Pricing and Cost Advice

"Having a free version is critical for our technology operations use case. This is primarily because our technology operations team is a cost center in our company. They are not profit drivers and having a free version for installation will probably meet our needs. Even for production, it'll support up to a 100,000 messages per second. I don't think in technology operations that we have that many events and alerts from our detection tools. Even if I have 20 or 30 event detection products out there, they're only going to publish the things which are critical or warnings. I don't think we'll ever reach a 100,000 messages per second."
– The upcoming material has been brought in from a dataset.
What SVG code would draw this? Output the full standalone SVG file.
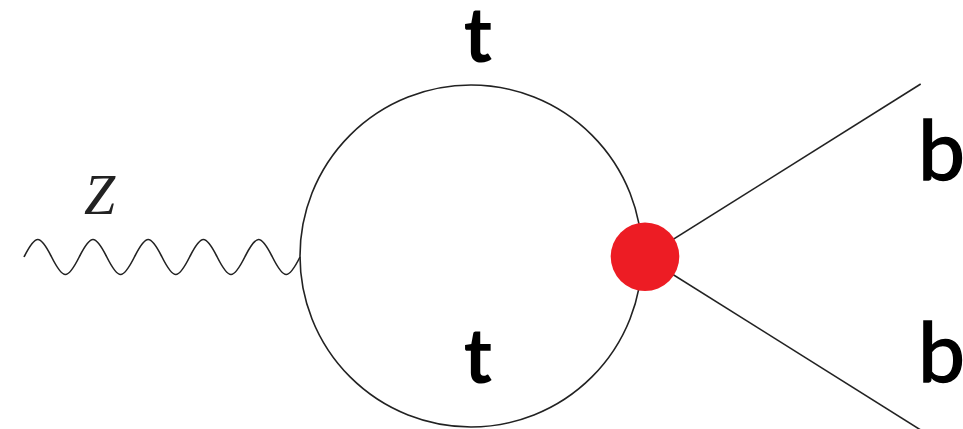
<svg xmlns="http://www.w3.org/2000/svg" width="963" height="429" viewBox="0 0 963 429">
<style>
.ln{fill:none;stroke:#222;stroke-width:1.6}
.lbl{font-family:Lato,"Open Sans","Liberation Sans",sans-serif;font-weight:700;fill:#000}
.lblb{font-family:Lato,"Open Sans","Liberation Sans",sans-serif;font-weight:400;fill:#000;stroke:#000;stroke-width:1.4}
.z{font-family:"Liberation Serif",serif;font-style:italic;fill:#222}
</style>
<rect width="963" height="429" fill="#fff"/>
<g id="connectors">
<path class="ln" d="M24,257 c11.71,-23.33 15.89,-23.33 27.6,0 s15.89,23.33 27.6,0 s15.89,-23.33 27.6,0 s15.89,23.33 27.6,0 s15.89,-23.33 27.6,0 s15.89,23.33 27.6,0 s15.89,-23.33 27.6,0 s15.89,23.33 27.6,0 s15.89,-23.33 27.6,0 s15.89,23.33 27.6,0"/>
<line class="ln" x1="645" y1="257" x2="920.7" y2="84"/>
<line class="ln" x1="645" y1="257" x2="920.7" y2="430"/>
</g>
<g id="loop"><circle class="ln" cx="471" cy="256" r="171"/></g>
<g id="vertex"><circle cx="645" cy="256.7" r="34.3" fill="#ED1C24"/></g>
<g id="label-z"><text class="z" x="84" y="214" font-size="56">Z</text></g>
<g id="label-t-top"><text class="lbl" x="478" y="62" font-size="76" text-anchor="middle">t</text></g>
<g id="label-t-bottom"><text class="lbl" x="478" y="383" font-size="76" text-anchor="middle">t</text></g>
<g id="label-b-top"><text class="lblb" x="918" y="180" font-size="84">b</text></g>
<g id="label-b-bottom"><text class="lblb" x="918" y="382" font-size="84">b</text></g>
</svg>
"There are different tiers where you can choose what would work for you. As a customer, you need to know roughly how many messages a month you will use."
"Having a free version of the solution was a big, important part of our decision to go with it. This was the big driver for us to evaluate Solace. We started using it as the free version. When we felt comfortable with the free version, that is when we bought the enterprise version."
"The price of the solution is expensive."
"It could be cheaper. Its licensing is on a yearly basis."
"The licensing is dependent on the volume that is flowing. If you go for their support services, it will cost some more money, but I think it is worth it, especially if you are just starting your journey."
"We have been really happy with the product licensing rates. It has been free for us, up to a 100,000 transactions per second, and all we have to do is pay for support. Making their product available and accessible to us has not been a problem at all."
"The price of PubSub+ Event Broker is reasonable for the capability it offers. However, when compared to others solutions on the market it is expensive."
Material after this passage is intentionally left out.